Pershing is being fined and censured by Finra for failing to report fractional share trades executed for customers for 16 years, the self-regulatory agency disclosed Tuesday.
The BNY Mellon company lacked a supervisory system for complying with the required reporting to the Finra/Nasdaq Trade Reporting Facility and the Over-the-Counter Reporting Facility, with about five million such trades going unreported during a sample time period between June 2012 and June 2023.
“As a result, Pershing did not pay the regulatory transaction fees associated with these trades,” Finra stated Tuesday in a letter of acceptance, waiver, and consent signed by Pershing.
The regulator requires that trades made for customers that include fractions of full shares be reported and have a transaction fee paid.
As part of the agreement, Pershing is paying a $175,000 fine and is supporting “an undertaking to pay the regulatory transaction fees as required for unreported fractional share trades executed between June 1997 and June 2023,” according to the disclosure.
“Pershing is pleased to have resolved this matter. We take our regulatory and compliance responsibilities very seriously,” a company spokesperson said in an email statement to InvestmentNews.

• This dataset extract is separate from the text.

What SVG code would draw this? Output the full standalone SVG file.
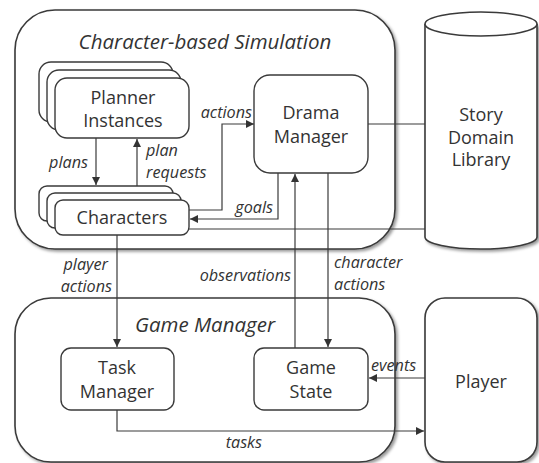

Under Finra’s trade reporting rules, its member firms have to provide data about equity securities transactions within 10 seconds of such trades. While fractional shares can’t be entered into the systems, trades must be rounded up to full shares for reporting purposes.
Last year, the regulator included fractional share trade reporting in its report on its examination and risk monitoring program.
“The data that members report has a direct impact on the accuracy of public information FINRA disseminates,” the regulator said in the Pershing letter, adding that a lack of disclosure can affect its surveillance patterns.
“Finra relies on the accuracy of trade reporting to reconstruct and review the activities of market participants in order to safeguard the integrity of the securities markets and protect investors,” the letter stated. “Accurate recordkeeping also enables member firms to establish and maintain a supervisory system reasonably designed to achieve compliance with applicable securities laws and regulations.”